But as opposed to the recent efforts, which focused primarily on the big-screen, the new initiative will see Entwistle overseeing, and directing, both film and television adaptations.
The move comes as eOne, the production banner acquired by Hasbro in late 2019, becomes more active in the development and the production of adaptations of Hasbro-based brands. A Power Rangers feature was previously in development by Entwistle at Paramount but now the reins have been taken by eOne while Entwistle is seeing his involvement deepen and branch out.
Entwistle will act as a conductor of a connected story universe that will bridge across multiple platforms.
“Jonathan has an incredible creative vision for this iconic and hugely successful franchise, and is hands down the right architect to join us as we reimagine the television and film worlds of this property,” said eOne’s film president Nick Meyer and global television president Michael Lombardo in a joint statement.
The working across platforms is to be a norm going forward as is working with name talent.
“Across our slate, we are looking forward to working with the most talented storytellers as we take on Hasbro’s rich fan-favourite brands and build entertainment universes around them,” the duo stated.
“This is an unbelievable opportunity to deliver new Power Rangers to both new and existing generations of awaiting and adoring fans.
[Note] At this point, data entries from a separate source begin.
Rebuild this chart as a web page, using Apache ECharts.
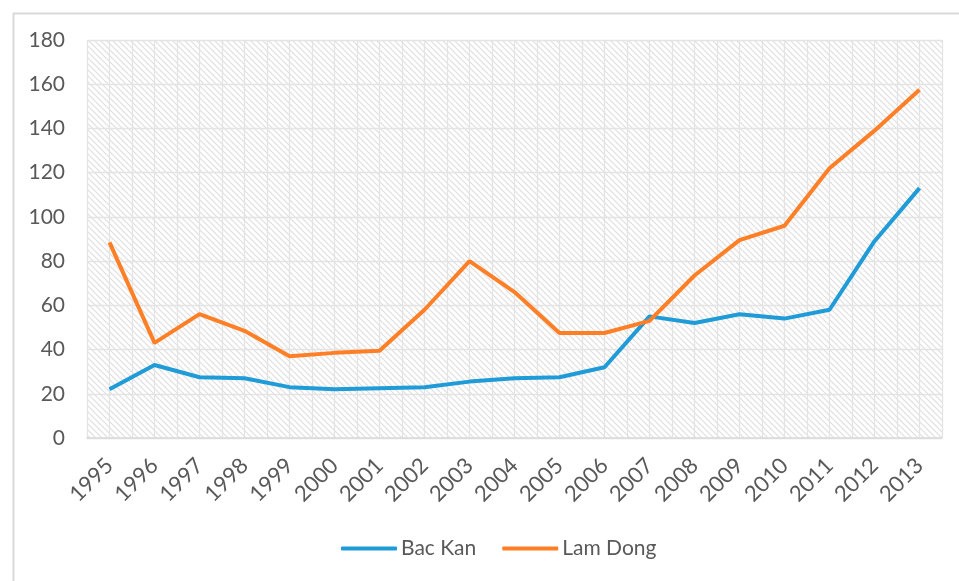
<!DOCTYPE html>
<html>
<head>
<meta charset="utf-8">
<script src="https://cdn.jsdelivr.net/npm/echarts@6/dist/echarts.min.js"></script>
<style>
  html, body { margin: 0; padding: 0; background: #fff; }
  #chart { width: 959px; height: 581px; }
</style>
</head>
<body>
<div id="chart"></div>
<script>
// Years on the category axis
const years = ['1995','1996','1997','1998','1999','2000','2001','2002','2003','2004',
               '2005','2006','2007','2008','2009','2010','2011','2012','2013'];

// Series values per province
const bacKan = [22, 33, 27.5, 27, 23, 22, 22.5, 23, 25.5, 27, 27.5, 32, 55, 52, 56, 54, 58, 89, 113];
const lamDong = [88.5, 43, 56, 48.5, 37, 38.5, 39.5, 58, 80, 66, 47.5, 47.5, 53, 73.5, 89.5, 96, 122, 139, 157.5];

// Value axis ticks
const yTicks = [0, 20, 40, 60, 80, 100, 120, 140, 160, 180];

const FONT = 'Lato, "Open Sans", sans-serif';
const TEXT = '#595959';
const GRID_LINE = '#e4e4e4';

// Diagonal hatch tile for the plot background
function hatchTile() {
  const s = 6;
  const c = document.createElement('canvas');
  c.width = s; c.height = s;
  const g = c.getContext('2d');
  g.fillStyle = '#ffffff';
  g.fillRect(0, 0, s, s);
  g.strokeStyle = '#dfdfdf';
  g.lineWidth = 1.2;
  g.beginPath();
  g.moveTo(-1, -1); g.lineTo(s + 1, s + 1);
  g.moveTo(-1, s - 1); g.lineTo(1, s + 1);
  g.moveTo(s - 1, -1); g.lineTo(s + 1, 1);
  g.stroke();
  return c;
}

const chart = echarts.init(document.getElementById('chart'));
chart.setOption({
  animation: false,
  backgroundColor: '#ffffff',
  textStyle: { fontFamily: FONT },
  graphic: [{
    type: 'rect',
    left: 11, top: 11,
    shape: { width: 1000, height: 600 },
    style: { fill: 'none', stroke: '#d9d9d9', lineWidth: 2 },
    silent: true
  }],
  grid: {
    left: 87, right: 17, top: 40, bottom: 143,
    show: true,
    borderWidth: 0,
    backgroundColor: { image: hatchTile(), repeat: 'repeat' }
  },
  xAxis: [{
    type: 'category',
    data: years,
    boundaryGap: true,
    axisLine: { show: true, lineStyle: { color: '#d9d9d9', width: 1.5 } },
    axisTick: { show: false },
    splitLine: { show: false },
    axisLabel: {
      interval: 0, rotate: 45, color: TEXT, fontSize: 22, fontFamily: FONT, margin: 24
    }
  }, {
    // half-slot vertical gridlines
    type: 'value',
    position: 'bottom',
    min: 0, max: years.length, interval: 0.5,
    axisLine: { show: false }, axisTick: { show: false }, axisLabel: { show: false },
    splitLine: { show: true, lineStyle: { color: GRID_LINE, width: 1.3 } }
  }],
  yAxis: {
    type: 'value',
    min: yTicks[0], max: yTicks[yTicks.length - 1], interval: yTicks[1] - yTicks[0],
    axisLine: { show: false }, axisTick: { show: false },
    splitLine: { show: true, lineStyle: { color: GRID_LINE, width: 1.3 } },
    axisLabel: { color: TEXT, fontSize: 21, fontFamily: FONT, margin: 22 }
  },
  legend: {
    bottom: 17, left: 336,
    itemWidth: 56, itemHeight: 4, itemGap: 26,
    icon: 'roundRect',
    textStyle: { color: TEXT, fontSize: 21, fontFamily: FONT, padding: [0, 0, 0, -1] },
    data: ['Bac Kan', 'Lam Dong']
  },
  series: [{
    name: 'Bac Kan', type: 'line', data: bacKan, xAxisIndex: 0,
    symbol: 'none', lineStyle: { color: '#1f9bd7', width: 4 }, itemStyle: { color: '#1f9bd7' }
  }, {
    name: 'Lam Dong', type: 'line', data: lamDong, xAxisIndex: 0,
    symbol: 'none', lineStyle: { color: '#ff7f27', width: 4 }, itemStyle: { color: '#ff7f27' }
  }]
});
</script>
</body>
</html>
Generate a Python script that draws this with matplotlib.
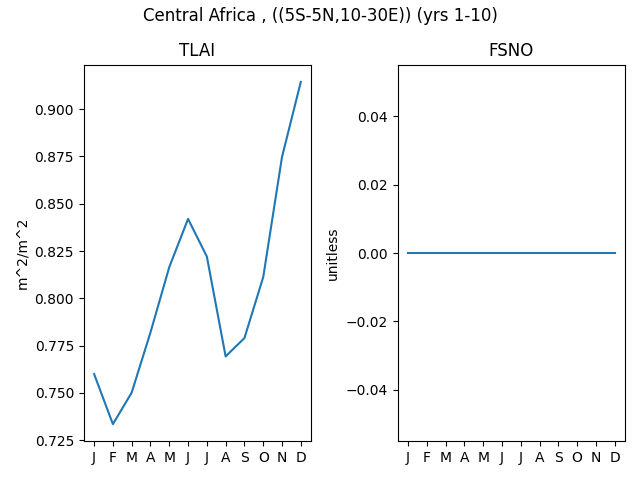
import matplotlib
matplotlib.use("Agg")
import matplotlib.pyplot as plt
import numpy as np

months = ['J', 'F', 'M', 'A', 'M', 'J', 'J', 'A', 'S', 'O', 'N', 'D']

# TLAI monthly climatology
tlai = [0.7600, 0.7335, 0.7502, 0.7820, 0.8165, 0.8420,
        0.8221, 0.7693, 0.7790, 0.8112, 0.8747, 0.9144]
# FSNO monthly climatology
fsno = [0.0, 0.0, 0.0, 0.0, 0.0, 0.0, 0.0, 0.0, 0.0, 0.0, 0.0, 0.0]

x = np.arange(len(months))

fig, (ax1, ax2) = plt.subplots(1, 2, figsize=(6.4, 4.8), dpi=100)
fig.suptitle('Central Africa , ((5S-5N,10-30E)) (yrs 1-10)', y=0.985)

ax1.plot(x, tlai)
ax1.set_title('TLAI')
ax1.set_ylabel('m^2/m^2')
ax1.set_xticks(x)
ax1.set_xticklabels(months)

ax2.plot(x, fsno)
ax2.set_title('FSNO')
ax2.set_ylabel('unitless')
ax2.set_xticks(x)
ax2.set_xticklabels(months)

fig.tight_layout()
fig.subplots_adjust(top=0.865)
fig.savefig('out.png')
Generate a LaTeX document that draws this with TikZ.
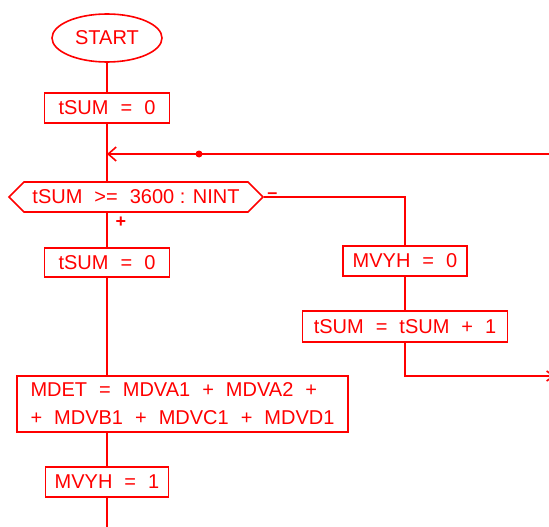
\documentclass[tikz,border=0pt]{standalone}
\usepackage{fontspec}
\setmainfont{Liberation Sans}
\usetikzlibrary{arrows.meta,shapes.geometric,shapes.symbols}
\definecolor{fc}{RGB}{255,0,0}
\newcommand{\gap}{\hspace{0.6em}}
\begin{document}
\begin{tikzpicture}[x=1pt,y=-1pt,
  every node/.style={text=fc,font=\fontsize{20}{28}\selectfont,inner sep=0pt},
  box/.style={draw=fc,line width=1.6pt,rectangle},
  conn/.style={draw=fc,line width=1.8pt},
  lbl/.style={font=\fontsize{18}{20}\selectfont\bfseries}]
\useasboundingbox (0,0) rectangle (549,527);
\node[draw=fc,line width=1.6pt,ellipse,minimum width=110pt,minimum height=48pt] (start) at (107,38) {START};
\node[box,minimum width=125pt,minimum height=30pt] (b1) at (107,108) {tSUM\gap=\gap0};
\node[draw=fc,line width=1.6pt,signal,signal to=west and east,signal pointer angle=90,minimum width=254pt,minimum height=30pt] (hex) at (136,197) {tSUM\gap>=\gap3600 : NINT};
\node[box,minimum width=125pt,minimum height=29pt] (b2) at (107,262.5) {tSUM\gap=\gap0};
\node[box,minimum width=124pt,minimum height=30pt] (m0) at (405,261) {MVYH\gap=\gap0};
\node[box,minimum width=205pt,minimum height=31pt] (t1) at (405,326.5) {tSUM\gap=\gap tSUM\gap+\gap1};
\node[box,minimum width=331pt,minimum height=56pt,align=left] (mdet) at (182.5,404) {MDET\gap=\gap MDVA1\gap+\gap MDVA2\gap+\\+\gap MDVB1\gap+\gap MDVC1\gap+\gap MDVD1};
\node[box,minimum width=123pt,minimum height=30pt] (m1) at (107,482) {MVYH\gap=\gap1};
\node[lbl] (plus) at (121,222) {+};
\node[lbl] (minus) at (272.5,196) {--};
\coordinate (J) at (107,154);
\coordinate (R) at (549,154);
\coordinate (dot) at (199,154);
\coordinate (bot) at (107,527);
\coordinate (ex) at (555,376);
\path[conn] (start.south) -- (b1.north);
\path[conn] (b1.south) -- (b1.south |- hex.north);
\path[conn] (b2.north |- hex.south) -- (b2.north);
\path[conn] (b2.south) -- (b2.south |- mdet.north);
\path[conn] (m1.north |- mdet.south) -- (m1.north);
\path[conn] (m1.south) -- (bot);
\path[conn,-{Straight Barb[length=8pt,width=14pt,line width=1.6pt]}] (R) -- (J);
\fill[fc] (dot) circle (3.5pt);
\path[conn] (hex.east) -| (m0.north);
\path[conn] (m0.south) -- (t1.north);
\path[conn,-{Straight Barb[length=7pt,width=10pt,line width=1.6pt]}] (t1.south) |- (ex);
\end{tikzpicture}
\end{document}
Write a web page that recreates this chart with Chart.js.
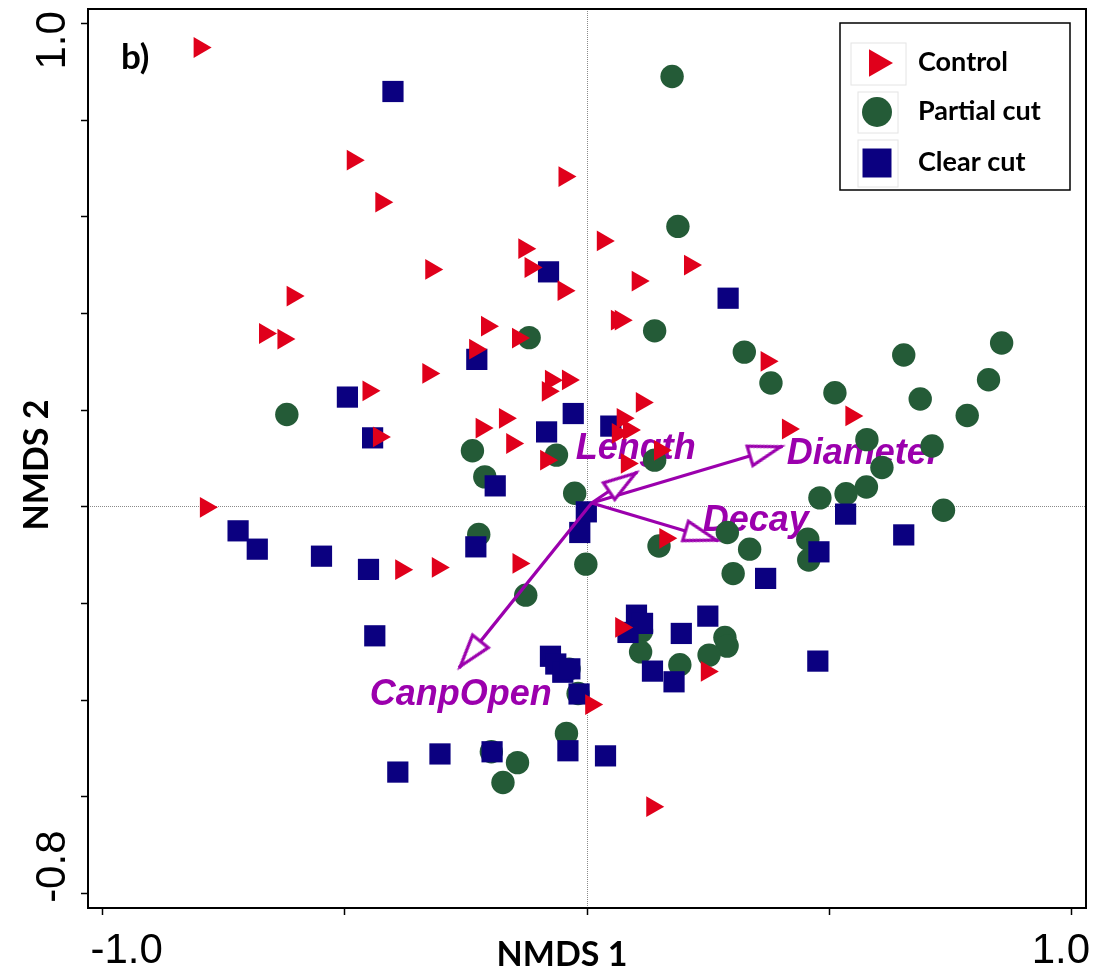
<!DOCTYPE html>
<html>
<head>
<meta charset="utf-8">
<script src="https://cdn.jsdelivr.net/npm/chart.js@4.4.1/dist/chart.umd.min.js"></script>
<style>
    html, body { margin: 0; padding: 0; background: #fff; }
    .chart-container { position: relative; width: 1106px; height: 971px; }
</style>
</head>
<body>
<div class="chart-container"><canvas id="nmdsChart"></canvas></div>
<script>
// Site scores (NMDS 1, NMDS 2)
const controlX = [-0.800, -0.484, -0.047, -0.425, -0.130, -0.117, -0.049, -0.322, -0.608, 0.032,
    0.212, 0.104, 0.061, 0.069, 0.370, 0.545, 0.414, 0.1125, 0.073, 0.086,
    0.063, 0.0815, 0.150, 0.161, -0.665, -0.627, -0.207, -0.143, -0.2315, -0.328,
    -0.0815, -0.075, -0.040, -0.4515, -0.430, -0.218, -0.170, -0.155, -0.085, -0.787,
    -0.384, -0.3085, -0.142, 0.008, 0.134, 0.070, 0.2466];
const controlY = [0.950, 0.717, 0.683, 0.630, 0.534, 0.495, 0.447, 0.491, 0.436, 0.550,
    0.500, 0.467, 0.386, 0.386, 0.301, 0.188, 0.161, 0.216, 0.183, 0.159,
    0.152, 0.0897, 0.117, -0.065, 0.3585, 0.347, 0.3736, 0.349, 0.326, 0.276,
    0.239, 0.262, 0.2626, 0.240, 0.1447, 0.163, 0.183, 0.131, 0.0966, -0.001,
    -0.130, -0.1253, -0.117, -0.409, -0.620, -0.2493, -0.3403];

const partialX = [0.175, 0.187, 0.139, 0.324, 0.379, 0.653, 0.855, 0.828, 0.511, 0.687,
    0.784, 0.577, 0.7115, 0.608, 0.576, 0.534, 0.480, 0.735, 0.455, 0.457,
    0.335, 0.289, 0.301, 0.148, -0.003, -0.026, 0.139, -0.0636, -0.120, -0.620,
    -0.237, -0.2115, -0.224, -0.127, -0.0376, -0.019, -0.043, -0.198, -0.144, -0.174,
    0.112, 0.110, 0.284, 0.2885, 0.2513, 0.191];
const partialY = [0.890, 0.580, 0.364, 0.320, 0.256, 0.314, 0.339, 0.263, 0.236, 0.223,
    0.189, 0.139, 0.126, 0.0815, 0.041, 0.027, 0.0186, -0.007, -0.067, -0.110,
    -0.0875, -0.053, -0.138, -0.081, -0.1185, 0.028, 0.0966, 0.107, 0.350, 0.191,
    0.116, 0.062, -0.057, -0.1826, -0.3355, -0.386, -0.4685, -0.5065, -0.529, -0.570,
    -0.257, -0.300, -0.270, -0.288, -0.3066, -0.3266];

const clearX = [-0.401, -0.080, 0.2906, -0.228, -0.495, -0.443, -0.029, -0.084, 0.0485, -0.190,
    -0.002, -0.0155, -0.7206, -0.681, -0.5485, -0.4515, -0.230, 0.533, 0.653, 0.478,
    0.368, 0.4757, -0.4385, -0.076, -0.065, -0.0506, -0.036, -0.017, -0.040, 0.0376,
    -0.1965, -0.304, -0.391, 0.1015, 0.114, 0.084, 0.194, 0.2487, 0.1345, 0.179];
const clearY = [0.859, 0.486, 0.4315, 0.305, 0.227, 0.1427, 0.193, 0.155, 0.167, 0.0434,
    -0.0103, -0.053, -0.0496, -0.0875, -0.102, -0.1294, -0.0827, -0.015, -0.058, -0.093,
    -0.148, -0.319, -0.2667, -0.309, -0.325, -0.342, -0.335, -0.387, -0.5044, -0.515,
    -0.5065, -0.511, -0.5485, -0.224, -0.241, -0.2597, -0.2618, -0.226, -0.3397, -0.3618];

// Fitted environmental vectors
const vectorNames = ['Length', 'Diameter', 'Decay', 'CanpOpen'];
const vectorOrigin = { x: 0.009, y: 0.008 };
const vectorTipX = [0.103, 0.403, 0.270, -0.2645];
const vectorTipY = [0.072, 0.1255, -0.070, -0.333];
const vectorLabelX = [-0.0237, 0.4117, 0.2383, -0.4488];
const vectorLabelY = [0.0986, 0.0883, -0.0502, -0.410];

// Axis ticks and the few labelled ones
const xTickValues = [-1, -0.5, 0, 0.5, 1];
const yTickValues = [-0.8, -0.6, -0.4, -0.2, 0, 0.2, 0.4, 0.6, 0.8, 1.0];
const xTickLabels = ['-1.0', '1.0'];
const xTickLabelAt = [-1, 1];
const yTickLabels = ['1.0', '-0.8'];
const yTickLabelAt = [1.0, -0.8];

const groupNames = ['Control', 'Partial cut', 'Clear cut'];

const RED = '#e0001b';
const GREEN = '#245b37';
const NAVY = '#0b0080';
const PURPLE = '#9b00ad';

function toPoints(xs, ys) {
    return xs.map((x, i) => ({ x: x, y: ys[i] }));
}

// Open arrow head, apex at the image centre, pointing right
function makeArrowHead() {
    const L = 34, H = 10, pad = 4;
    const c = document.createElement('canvas');
    c.width = 2 * (L + pad);
    c.height = 2 * (H + pad);
    const g = c.getContext('2d');
    const cx = c.width / 2, cy = c.height / 2;
    g.beginPath();
    g.moveTo(cx - 2, cy);
    g.lineTo(cx - L, cy - H);
    g.lineTo(cx - L, cy + H);
    g.closePath();
    g.fillStyle = '#fff';
    g.fill();
    g.lineWidth = 3.2;
    g.lineJoin = 'miter';
    g.strokeStyle = PURPLE;
    g.stroke();
    return c;
}
const arrowHead = makeArrowHead();

function arrowAngle(ctx) {
    const d = ctx.dataset.data;
    const xs = ctx.chart.scales.x, ys = ctx.chart.scales.y;
    const dx = xs.getPixelForValue(d[1].x) - xs.getPixelForValue(d[0].x);
    const dy = ys.getPixelForValue(d[1].y) - ys.getPixelForValue(d[0].y);
    return Math.atan2(dy, dx) * 180 / Math.PI;
}

const groupDatasets = [
    {
        label: groupNames[0],
        data: toPoints(controlX, controlY),
        pointStyle: 'triangle',
        pointRotation: 90,
        pointRadius: 12,
        backgroundColor: RED,
        pointBorderWidth: 0,
        order: 1
    },
    {
        label: groupNames[1],
        data: toPoints(partialX, partialY),
        pointStyle: 'circle',
        pointRadius: 11.7,
        backgroundColor: GREEN,
        pointBorderWidth: 0,
        order: 3
    },
    {
        label: groupNames[2],
        data: toPoints(clearX, clearY),
        pointStyle: 'rect',
        pointRadius: 15,
        backgroundColor: NAVY,
        pointBorderWidth: 0,
        order: 2
    }
];

const vectorDatasets = vectorNames.map((name, i) => ({
    label: name,
    data: [{ x: vectorOrigin.x, y: vectorOrigin.y }, { x: vectorTipX[i], y: vectorTipY[i] }],
    showLine: true,
    borderColor: PURPLE,
    borderWidth: 3.2,
    pointStyle: arrowHead,
    pointRadius: [0, 10],
    pointRotation: arrowAngle,
    pointBorderWidth: 0,
    order: 0
}));

// Frame, labels, legend
const decorPlugin = {
    id: 'decor',
    beforeDatasetsDraw(chart) {
        const { ctx, scales: { x, y } } = chart;
        ctx.save();
        ctx.font = 'italic bold 36px "Liberation Sans", Arial, sans-serif';
        ctx.fillStyle = PURPLE;
        ctx.textAlign = 'left';
        ctx.textBaseline = 'alphabetic';
        vectorNames.forEach((name, i) => {
            ctx.fillText(name, x.getPixelForValue(vectorLabelX[i]), y.getPixelForValue(vectorLabelY[i]));
        });
        ctx.restore();
    },
    afterDraw(chart) {
        const { ctx, chartArea: a, scales: { x, y } } = chart;
        ctx.save();

        // plot frame
        ctx.strokeStyle = '#000';
        ctx.lineWidth = 2;
        ctx.strokeRect(a.left, a.top, a.right - a.left, a.bottom - a.top);

        // tick labels
        ctx.fillStyle = '#000';
        ctx.font = '42px "Liberation Sans", Arial, sans-serif';
        ctx.textAlign = 'center';
        ctx.textBaseline = 'alphabetic';
        const xShift = [24, -11];
        xTickLabels.forEach((t, i) => {
            ctx.fillText(t, x.getPixelForValue(xTickLabelAt[i]) + xShift[i], 963);
        });
        const yShift = [17, -27];
        yTickLabels.forEach((t, i) => {
            ctx.save();
            ctx.translate(65, y.getPixelForValue(yTickLabelAt[i]) + yShift[i]);
            ctx.rotate(-Math.PI / 2);
            ctx.fillText(t, 0, 0);
            ctx.restore();
        });

        // axis titles
        ctx.font = 'bold 34px Lato, "Open Sans", sans-serif';
        ctx.fillText('NMDS 1', 562, 966);
        ctx.save();
        ctx.translate(48, 465);
        ctx.rotate(-Math.PI / 2);
        ctx.fillText('NMDS 2', 0, 0);
        ctx.restore();

        // panel letter
        ctx.textAlign = 'left';
        ctx.font = 'bold 35px Lato, "Open Sans", sans-serif';
        ctx.fillText('b)', 121, 69);

        // legend
        ctx.lineWidth = 1.5;
        ctx.strokeStyle = '#000';
        ctx.strokeRect(840, 23, 230, 167);
        const rowY = [63, 112, 163];
        const iconR = [16, 15, 20.5];
        const iconBox = [[851, 43, 55, 42], [858, 92, 40, 41], [858, 140, 40, 47]];
        ctx.font = 'bold 27px Lato, "Open Sans", sans-serif';
        groupDatasets.forEach((ds, i) => {
            ctx.strokeStyle = '#e4e4e4';
            ctx.lineWidth = 1;
            ctx.strokeRect(iconBox[i][0], iconBox[i][1], iconBox[i][2], iconBox[i][3]);
            ctx.fillStyle = ds.backgroundColor;
            Chart.helpers.drawPoint(ctx, {
                pointStyle: ds.pointStyle,
                rotation: ds.pointRotation || 0,
                radius: iconR[i],
                borderWidth: 0
            }, 877, rowY[i]);
            ctx.fillStyle = '#000';
            ctx.textBaseline = 'middle';
            ctx.fillText(ds.label, 918, rowY[i] - 1);
        });

        ctx.restore();
    }
};

const zeroLine = (c) => (c.tick && c.tick.value === 0 ? '#8a8a8a' : 'rgba(0,0,0,0)');

const ctx = document.getElementById('nmdsChart').getContext('2d');
const nmdsChart = new Chart(ctx, {
    type: 'scatter',
    data: { datasets: [...vectorDatasets, ...groupDatasets] },
    options: {
        responsive: true,
        maintainAspectRatio: false,
        animation: false,
        events: [],
        layout: { autoPadding: false, padding: { left: 81, right: 20, top: 9, bottom: 56 } },
        plugins: { legend: { display: false }, tooltip: { enabled: false } },
        scales: {
            x: {
                type: 'linear',
                min: -1.0303,
                max: 1.0291,
                afterBuildTicks: (s) => { s.ticks = xTickValues.map(v => ({ value: v })); },
                ticks: { display: false },
                grid: { color: zeroLine, lineWidth: 1, drawTicks: true, tickLength: 7, tickColor: '#000', tickWidth: 1.5 },
                border: { display: false, dash: [1, 1] }
            },
            y: {
                type: 'linear',
                min: -0.8296,
                max: 1.0296,
                afterBuildTicks: (s) => { s.ticks = yTickValues.map(v => ({ value: v })); },
                ticks: { display: false },
                grid: { color: zeroLine, lineWidth: 1, drawTicks: true, tickLength: 7, tickColor: '#000', tickWidth: 1.5 },
                border: { display: false, dash: [1, 1] }
            }
        }
    },
    plugins: [decorPlugin]
});
</script>
</body>
</html>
We’ll bring the spirit of analog into the future, harnessing the action and storytelling that made this brand a success,” said Entwistle.
Power Rangers was a ’90s TV series and global marketing franchise, initially called The Mighty Morphin Power Rangers, that used footage from a Japanese children’s show. The premise involved a group of kids who become superheroes, each with his or her own color-coordinated outfit and matching helmet. The show first aired on Fox Kids, then on the Disney-owned channel in the 2000s. A movie also hit theaters in 1995.
In 2017, Lionsgate produced and released a feature that rebooted the title, making it less kid-friendly and giving it a more brooding YA edge. The pic failed at the box office, grossing only $142 million worldwide on a budget of around $100 million, and plans for a series of films were scrapped.
Entwistle created F—ing World and co-created the recent series I’m Not Okay With This. Both series were centered on teens coming to grips with growing up and were praised for their writing, with the former winning a Peabody and a British Academy Television Award. He is repped by CAA and Grandview.